Obamacare deadline sparks final surge towards 7m target despite website crash

Last day for Americans to register for cover causes website to crash - again

The final day for Americans to sign up to President Barack Obama’s healthcare programme sparked a frantic last-minute surge that crashed the government’s notoriously cranky website on Monday.

Despite this, US officials believe they have reached their original target of seven million sign-ups set by the Congressional Budget Office.

Monday was the last day for people to register for the Affordable Healthcare Act or face a financial penalty after the online exchanges were introduced six months ago.

More than six million people had signed up for private health coverage through the new Obamacare insurance markets by last week.

But even after months of rushing to fix the federal Obamacare website after its disastrous roll-out last October, it still crashed yesterday.

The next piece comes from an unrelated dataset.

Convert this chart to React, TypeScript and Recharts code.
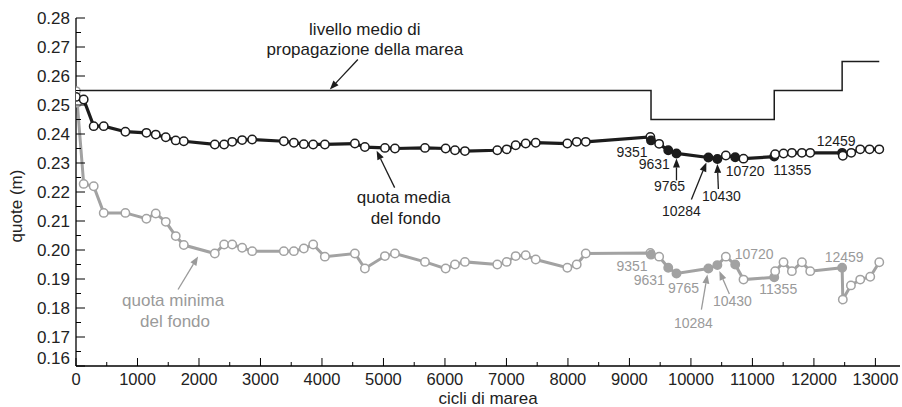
import { LineChart, Line, XAxis, YAxis, ReferenceDot, Label } from "recharts";

// livello medio di propagazione della marea (gradini)
const cicliLivello = [0, 9351, 9351, 11355, 11355, 12459, 12459, 13063];
const quotaLivello = [0.255, 0.255, 0.245, 0.245, 0.255, 0.255, 0.265, 0.265];

// quota media del fondo
const cicliMedia = [
  0, 125, 288, 451, 803, 1145, 1297, 1460, 1622, 1753, 2257, 2409, 2540, 2702,
  2865, 3380, 3543, 3705, 3857, 4047, 4535, 4698, 5024, 5187, 5675, 6011, 6163,
  6325, 6851, 7004, 7150, 7313, 7476, 7990, 8143, 8290, 9340, 9351, 9483, 9631,
  9765, 10284, 10430, 10568, 10720, 10855, 11355, 11370, 11506, 11642, 11805,
  11940, 12459, 12470, 12607, 12753, 12905, 13063,
];
const quotaMedia = [
  0.2528, 0.2519, 0.2427, 0.2427, 0.2408, 0.2404, 0.2398, 0.2389, 0.2378,
  0.2375, 0.2364, 0.2364, 0.2373, 0.2379, 0.2381, 0.2375, 0.237, 0.2365,
  0.2364, 0.2364, 0.2367, 0.2355, 0.2352, 0.235, 0.2352, 0.235, 0.2344, 0.2341,
  0.2344, 0.2347, 0.2361, 0.2367, 0.237, 0.2367, 0.2373, 0.2373, 0.239, 0.2378,
  0.2366, 0.2344, 0.2333, 0.2319, 0.2314, 0.2326, 0.232, 0.2315, 0.2322,
  0.233, 0.2333, 0.2335, 0.2335, 0.2335, 0.2335, 0.2325, 0.2335, 0.2347,
  0.2347, 0.2347,
];

// quota minima del fondo
const cicliMinima = [
  0, 20, 125, 288, 451, 803, 1145, 1297, 1460, 1622, 1753, 2257, 2409, 2540,
  2702, 2865, 3380, 3543, 3705, 3857, 4047, 4535, 4698, 5024, 5187, 5675, 6011,
  6163, 6325, 6851, 7004, 7150, 7313, 7476, 7990, 8143, 8290, 9340, 9351, 9483,
  9631, 9765, 10284, 10430, 10568, 10720, 10855, 11355, 11370, 11506, 11642,
  11805, 11940, 12459, 12470, 12602, 12753, 12916, 13063,
];
const quotaMinima = [
  0.2548, 0.2508, 0.2228, 0.222, 0.2128, 0.2128, 0.2108, 0.2126, 0.2097,
  0.2048, 0.2017, 0.1988, 0.2019, 0.2019, 0.2008, 0.1996, 0.1996, 0.1996,
  0.2005, 0.2019, 0.1977, 0.1988, 0.1936, 0.1979, 0.1988, 0.1959, 0.1936,
  0.195, 0.1959, 0.195, 0.1959, 0.1979, 0.1982, 0.1967, 0.1939, 0.195, 0.1988,
  0.199, 0.1984, 0.1977, 0.1939, 0.1919, 0.1936, 0.1948, 0.1977, 0.195, 0.1898,
  0.1906, 0.1927, 0.1958, 0.1927, 0.1958, 0.1927, 0.1939, 0.1829, 0.1878,
  0.1898, 0.1908, 0.1958,
];

// cicli evidenziati (marcatori pieni)
const cicliEvidenziati = [9351, 9631, 9765, 10284, 10430, 10720, 11355, 12459];

const tickX = [
  0, 500, 1000, 1500, 2000, 2500, 3000, 3500, 4000, 4500, 5000, 5500, 6000,
  6500, 7000, 7500, 8000, 8500, 9000, 9500, 10000, 10500, 11000, 11500, 12000,
  12500, 13000,
];
const tickY = [
  0.16, 0.165, 0.17, 0.175, 0.18, 0.185, 0.19, 0.195, 0.2, 0.205, 0.21, 0.215,
  0.22, 0.225, 0.23, 0.235, 0.24, 0.245, 0.25, 0.255, 0.26, 0.265, 0.27, 0.275,
  0.28,
];

const NERO = "#1c1c1c";
const GRIGIO = "#a2a2a2";
const TESTO_GRIGIO = "#9a9a9a";
const FONT = "'Liberation Sans', Arial, sans-serif";

const livello = cicliLivello.map((x, i) => ({ x, y: quotaLivello[i] }));
const media = cicliMedia.map((x, i) => ({ x, y: quotaMedia[i] }));
const minima = cicliMinima.map((x, i) => ({ x, y: quotaMinima[i] }));

function makeDot(color: string) {
  return (p: any) => {
    const pieno = cicliEvidenziati.includes(p.payload.x);
    return (
      <circle
        key={p.index}
        cx={p.cx}
        cy={p.cy}
        r={4.2}
        fill={pieno ? color : "#fff"}
        stroke={color}
        strokeWidth={1.5}
      />
    );
  };
}

function Freccia({ x1, y1, x2, y2, color }: any) {
  const a = Math.atan2(y2 - y1, x2 - x1);
  const L = 9;
  const W = 3.5;
  const bx = x2 - L * Math.cos(a);
  const by = y2 - L * Math.sin(a);
  const px = -Math.sin(a) * W;
  const py = Math.cos(a) * W;
  return (
    <g>
      <line x1={x1} y1={y1} x2={bx} y2={by} stroke={color} strokeWidth={1.3} />
      <polygon
        points={`${x2},${y2} ${bx + px},${by + py} ${bx - px},${by - py}`}
        fill={color}
      />
    </g>
  );
}

type Nota = {
  x: number;
  y: number;
  color: string;
  size: number;
  righe: { t: string; dx: number; dy: number }[];
  freccia?: number[];
};

const note: Nota[] = [
  {
    x: 4128, y: 0.255, color: NERO, size: 17,
    righe: [
      { t: "livello medio di", dx: 35, dy: -56 },
      { t: "propagazione della marea", dx: 35, dy: -36 },
    ],
    freccia: [28, -31, 0, -1],
  },
  {
    x: 4889, y: 0.2353, color: NERO, size: 17,
    righe: [
      { t: "quota media", dx: 27, dy: 55 },
      { t: "del fondo", dx: 29, dy: 76 },
    ],
    freccia: [18, 40, 0, 3],
  },
  {
    x: 1985, y: 0.1988, color: TESTO_GRIGIO, size: 17,
    righe: [
      { t: "quota minima", dx: -25, dy: 53 },
      { t: "del fondo", dx: -23, dy: 74 },
    ],
    freccia: [-20, 36, 0, 3],
  },
  { x: 9351, y: 0.2378, color: NERO, size: 14, righe: [{ t: "9351", dx: -19, dy: 17 }] },
  { x: 9631, y: 0.2344, color: NERO, size: 14, righe: [{ t: "9631", dx: -14, dy: 19 }] },
  { x: 9765, y: 0.2333, color: NERO, size: 14, righe: [{ t: "9765", dx: -7, dy: 38 }], freccia: [0, 27, 0, 5] },
  { x: 10284, y: 0.2319, color: NERO, size: 14, righe: [{ t: "10284", dx: -27, dy: 59 }], freccia: [-17, 42, -2, 5] },
  { x: 10430, y: 0.2314, color: NERO, size: 14, righe: [{ t: "10430", dx: 4, dy: 42 }], freccia: [1, 30, 0, 5] },
  { x: 10720, y: 0.232, color: NERO, size: 14, righe: [{ t: "10720", dx: 10, dy: 19 }] },
  { x: 11355, y: 0.2322, color: NERO, size: 14, righe: [{ t: "11355", dx: 18, dy: 18 }] },
  { x: 12459, y: 0.2335, color: NERO, size: 14, righe: [{ t: "12459", dx: -6, dy: -7 }] },
  { x: 9351, y: 0.1985, color: TESTO_GRIGIO, size: 14, righe: [{ t: "9351", dx: -19, dy: 17 }] },
  { x: 9631, y: 0.1939, color: TESTO_GRIGIO, size: 14, righe: [{ t: "9631", dx: -19, dy: 17 }] },
  { x: 9765, y: 0.1919, color: TESTO_GRIGIO, size: 14, righe: [{ t: "9765", dx: 7, dy: 20 }] },
  { x: 10284, y: 0.1936, color: TESTO_GRIGIO, size: 14, righe: [{ t: "10284", dx: -15, dy: 59 }], freccia: [-7, 41, -1, 6] },
  { x: 10430, y: 0.1948, color: TESTO_GRIGIO, size: 14, righe: [{ t: "10430", dx: 15, dy: 41 }], freccia: [12, 29, 2, 6] },
  { x: 10720, y: 0.195, color: TESTO_GRIGIO, size: 14, righe: [{ t: "10720", dx: 19, dy: -6 }] },
  { x: 11355, y: 0.1906, color: TESTO_GRIGIO, size: 14, righe: [{ t: "11355", dx: 4, dy: 17 }] },
  { x: 12459, y: 0.1939, color: TESTO_GRIGIO, size: 14, righe: [{ t: "12459", dx: 2, dy: -6 }] },
];

function TickY({ x, y, payload }: any) {
  const v = payload.value;
  const major = Math.round(v * 1000) % 10 === 0;
  return (
    <g>
      <line x1={x} y1={y} x2={x + (major ? 9 : 5)} y2={y} stroke="#000" strokeWidth={1} />
      {major && (
        <text
          x={x - 6}
          y={y + 6 - (v === 0.16 ? 8 : 0)}
          textAnchor="end"
          fontSize={17}
          fontFamily={FONT}
          fill="#222"
        >
          {v.toFixed(2)}
        </text>
      )}
    </g>
  );
}

function TickX({ x, y, payload }: any) {
  const v = payload.value;
  const major = v % 1000 === 0;
  return (
    <g>
      <line x1={x} y1={y} x2={x} y2={y - (major ? 8 : 4)} stroke="#000" strokeWidth={1} />
      {major && (
        <text x={x} y={y + 19} textAnchor="middle" fontSize={16.5} fontFamily={FONT} fill="#222">
          {v}
        </text>
      )}
    </g>
  );
}

export default function App() {
  return (
    <div style={{ position: "fixed", left: 0, top: 0, background: "#fff" }}>
      <LineChart width={902} height={407} margin={{ top: 18, right: 2, bottom: 1, left: 0 }}>
        <XAxis
          type="number"
          dataKey="x"
          domain={[0, 13400]}
          ticks={tickX}
          tick={<TickX />}
          tickLine={false}
          tickSize={0}
          tickMargin={0}
          height={40}
          axisLine={{ stroke: "#000", strokeWidth: 1.3 }}
          allowDataOverflow
          interval={0}
        >
          <Label
            content={(p: any) => (
              <text
                x={p.viewBox.x + p.viewBox.width / 2}
                y={p.viewBox.y + 38}
                textAnchor="middle"
                fontSize={17}
                fontFamily={FONT}
                fill="#222"
              >
                cicli di marea
              </text>
            )}
          />
        </XAxis>
        <YAxis
          type="number"
          domain={[0.16, 0.28]}
          ticks={tickY}
          tick={<TickY />}
          tickLine={false}
          tickSize={0}
          tickMargin={0}
          width={76}
          axisLine={{ stroke: "#000", strokeWidth: 1.3 }}
          interval={0}
          allowDataOverflow
        >
          <Label
            content={(p: any) => {
              const cy = p.viewBox.y + p.viewBox.height / 2 + 14;
              return (
                <text
                  x={22}
                  y={cy}
                  transform={`rotate(-90 22 ${cy})`}
                  textAnchor="middle"
                  fontSize={17}
                  fontFamily={FONT}
                  fill="#222"
                >
                  quote (m)
                </text>
              );
            }}
          />
        </YAxis>
        <Line
          data={livello}
          dataKey="y"
          type="linear"
          stroke={NERO}
          strokeWidth={1.5}
          dot={false}
          isAnimationActive={false}
        />
        <Line
          data={minima}
          dataKey="y"
          type="linear"
          stroke={GRIGIO}
          strokeWidth={3}
          dot={makeDot(GRIGIO)}
          isAnimationActive={false}
        />
        <Line
          data={media}
          dataKey="y"
          type="linear"
          stroke={NERO}
          strokeWidth={3.2}
          dot={makeDot(NERO)}
          isAnimationActive={false}
        />
        {note.map((n, i) => (
          <ReferenceDot
            key={i}
            x={n.x}
            y={n.y}
            r={1}
            ifOverflow="visible"
            shape={(p: any) => (
              <g>
                {n.freccia && (
                  <Freccia
                    x1={p.cx + n.freccia[0]}
                    y1={p.cy + n.freccia[1]}
                    x2={p.cx + n.freccia[2]}
                    y2={p.cy + n.freccia[3]}
                    color={n.color}
                  />
                )}
                {n.righe.map((r, j) => (
                  <text
                    key={j}
                    x={p.cx + r.dx}
                    y={p.cy + r.dy}
                    textAnchor="middle"
                    fontSize={n.size}
                    fontFamily={FONT}
                    fill={n.color}
                  >
                    {r.t}
                  </text>
                ))}
              </g>
            )}
          />
        ))}
      </LineChart>
    </div>
  );
}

The healthcare.gov website was down for at least four hours early on Monday morning amid an eleventh-hour surge of interest from consumers. However, analysts believe the final tally could approach or even exceed an original goal of seven million after the last-minute rush to obtain cover.

"We admittedly had just a terrible start because the website wasn't working, and despite losing effectively two months, we are going to be reasonably close to that original projection," Mr Obama said in a CBS Evening News interview that was recorded last week and broadcast on Monday.

Read more: Obamacare: When is the deadline – and why is it important?

In Houston, prospective enrolees lined the streets outside of special city offices to obtain the private insurance coverage, which comes with federal subsidies for low-income households.

People also crowded in health centres across Florida as navigators and others trained to assist with online enrolment struggled with the website's access problems.

"It's been very, very, very busy. But the website issues haven't been bad, and people realise they've waited until the last minute," Andrew Behrman, chief executive officer of the Florida Association of Community Health Centres said.

"What can I tell you? It's like a last-minute sale," he said.